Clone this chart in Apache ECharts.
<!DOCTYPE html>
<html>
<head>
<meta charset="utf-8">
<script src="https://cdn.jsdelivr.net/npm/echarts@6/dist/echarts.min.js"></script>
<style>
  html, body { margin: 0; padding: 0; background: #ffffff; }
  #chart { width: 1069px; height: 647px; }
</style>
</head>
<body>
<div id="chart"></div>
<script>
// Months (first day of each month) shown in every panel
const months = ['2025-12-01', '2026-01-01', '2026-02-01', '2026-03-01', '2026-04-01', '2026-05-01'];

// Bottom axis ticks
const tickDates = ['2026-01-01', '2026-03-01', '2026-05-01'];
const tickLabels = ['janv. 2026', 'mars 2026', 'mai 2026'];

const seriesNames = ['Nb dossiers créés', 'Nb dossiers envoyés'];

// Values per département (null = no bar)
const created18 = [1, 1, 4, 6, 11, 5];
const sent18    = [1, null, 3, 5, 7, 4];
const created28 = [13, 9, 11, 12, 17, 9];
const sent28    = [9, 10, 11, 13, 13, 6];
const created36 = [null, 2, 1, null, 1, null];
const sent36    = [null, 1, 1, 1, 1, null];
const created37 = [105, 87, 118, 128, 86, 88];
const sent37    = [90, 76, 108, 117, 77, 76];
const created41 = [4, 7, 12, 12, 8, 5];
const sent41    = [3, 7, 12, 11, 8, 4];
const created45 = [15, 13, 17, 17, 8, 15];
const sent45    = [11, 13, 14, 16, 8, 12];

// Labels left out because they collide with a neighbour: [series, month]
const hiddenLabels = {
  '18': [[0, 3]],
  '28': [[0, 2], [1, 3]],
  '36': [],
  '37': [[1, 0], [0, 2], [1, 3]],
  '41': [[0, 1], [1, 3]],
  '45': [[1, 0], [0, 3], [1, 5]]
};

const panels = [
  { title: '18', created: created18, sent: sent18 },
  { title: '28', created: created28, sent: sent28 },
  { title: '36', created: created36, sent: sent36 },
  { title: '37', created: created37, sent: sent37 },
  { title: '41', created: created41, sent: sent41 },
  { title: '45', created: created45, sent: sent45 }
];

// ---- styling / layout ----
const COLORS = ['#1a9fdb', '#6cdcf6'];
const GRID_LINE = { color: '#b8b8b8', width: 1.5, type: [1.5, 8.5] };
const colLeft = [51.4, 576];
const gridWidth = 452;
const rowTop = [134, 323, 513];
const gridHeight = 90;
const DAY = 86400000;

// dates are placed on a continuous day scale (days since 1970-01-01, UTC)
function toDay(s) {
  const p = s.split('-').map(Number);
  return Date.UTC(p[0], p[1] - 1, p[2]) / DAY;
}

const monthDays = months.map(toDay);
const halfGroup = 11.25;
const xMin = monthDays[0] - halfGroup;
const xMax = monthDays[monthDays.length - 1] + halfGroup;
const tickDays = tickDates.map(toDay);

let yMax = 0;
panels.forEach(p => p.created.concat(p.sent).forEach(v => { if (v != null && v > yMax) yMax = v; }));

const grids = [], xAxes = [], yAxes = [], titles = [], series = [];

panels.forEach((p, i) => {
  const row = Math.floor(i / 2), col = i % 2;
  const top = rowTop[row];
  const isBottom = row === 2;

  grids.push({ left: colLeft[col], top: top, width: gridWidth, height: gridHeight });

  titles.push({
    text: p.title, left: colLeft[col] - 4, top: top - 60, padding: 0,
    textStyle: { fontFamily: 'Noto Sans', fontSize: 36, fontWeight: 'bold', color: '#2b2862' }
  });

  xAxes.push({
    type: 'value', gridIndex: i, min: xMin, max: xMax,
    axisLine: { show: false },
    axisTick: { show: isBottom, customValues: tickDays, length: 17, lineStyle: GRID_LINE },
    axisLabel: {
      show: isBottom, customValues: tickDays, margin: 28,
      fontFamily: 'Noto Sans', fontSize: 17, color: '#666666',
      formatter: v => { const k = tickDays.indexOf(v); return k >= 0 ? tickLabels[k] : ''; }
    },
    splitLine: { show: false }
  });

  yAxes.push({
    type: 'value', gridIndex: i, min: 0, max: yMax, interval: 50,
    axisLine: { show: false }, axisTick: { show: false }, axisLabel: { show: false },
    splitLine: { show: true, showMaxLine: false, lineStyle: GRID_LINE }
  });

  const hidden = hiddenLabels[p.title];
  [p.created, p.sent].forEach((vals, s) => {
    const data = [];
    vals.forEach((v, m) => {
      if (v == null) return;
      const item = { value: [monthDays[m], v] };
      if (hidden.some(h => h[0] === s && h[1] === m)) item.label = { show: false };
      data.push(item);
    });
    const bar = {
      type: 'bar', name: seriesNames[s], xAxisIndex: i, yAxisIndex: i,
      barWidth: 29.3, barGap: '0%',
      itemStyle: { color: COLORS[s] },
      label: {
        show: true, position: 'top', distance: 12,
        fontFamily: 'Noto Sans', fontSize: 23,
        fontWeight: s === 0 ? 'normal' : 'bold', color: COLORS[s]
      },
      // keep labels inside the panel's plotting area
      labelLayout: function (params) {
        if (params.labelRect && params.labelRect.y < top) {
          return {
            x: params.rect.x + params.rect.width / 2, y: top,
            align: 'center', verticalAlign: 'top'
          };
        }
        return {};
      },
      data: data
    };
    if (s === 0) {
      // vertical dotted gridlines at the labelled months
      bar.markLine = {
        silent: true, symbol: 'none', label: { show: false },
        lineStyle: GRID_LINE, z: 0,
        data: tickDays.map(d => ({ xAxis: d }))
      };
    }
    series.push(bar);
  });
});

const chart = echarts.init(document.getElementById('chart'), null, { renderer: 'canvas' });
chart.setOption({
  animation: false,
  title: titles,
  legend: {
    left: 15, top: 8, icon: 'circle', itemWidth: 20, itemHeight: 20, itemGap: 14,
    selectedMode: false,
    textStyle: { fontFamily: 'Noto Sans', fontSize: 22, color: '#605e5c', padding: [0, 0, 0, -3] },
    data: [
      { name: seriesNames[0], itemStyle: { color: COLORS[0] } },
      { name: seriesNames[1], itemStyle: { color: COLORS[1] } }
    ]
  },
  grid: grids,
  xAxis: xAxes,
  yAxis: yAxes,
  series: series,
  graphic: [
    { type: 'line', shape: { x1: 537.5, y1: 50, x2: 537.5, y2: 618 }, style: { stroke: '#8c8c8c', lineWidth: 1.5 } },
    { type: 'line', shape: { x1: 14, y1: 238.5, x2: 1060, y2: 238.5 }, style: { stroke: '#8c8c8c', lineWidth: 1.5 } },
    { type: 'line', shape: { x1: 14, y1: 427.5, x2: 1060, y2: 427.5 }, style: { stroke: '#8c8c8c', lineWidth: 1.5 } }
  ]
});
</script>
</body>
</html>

→ **Task directions**: Each line from the start of the listing above through the line containing "const seriesNames = ['Nb" should be copied exactly, please, with no other lines added.

→ **Final result**:
Clone this chart in Apache ECharts.
<!DOCTYPE html>
<html>
<head>
<meta charset="utf-8">
<script src="https://cdn.jsdelivr.net/npm/echarts@6/dist/echarts.min.js"></script>
<style>
  html, body { margin: 0; padding: 0; background: #ffffff; }
  #chart { width: 1069px; height: 647px; }
</style>
</head>
<body>
<div id="chart"></div>
<script>
// Months (first day of each month) shown in every panel
const months = ['2025-12-01', '2026-01-01', '2026-02-01', '2026-03-01', '2026-04-01', '2026-05-01'];

// Bottom axis ticks
const tickDates = ['2026-01-01', '2026-03-01', '2026-05-01'];
const tickLabels = ['janv. 2026', 'mars 2026', 'mai 2026'];

const seriesNames = ['Nb dossiers créés', 'Nb dossiers envoyés'];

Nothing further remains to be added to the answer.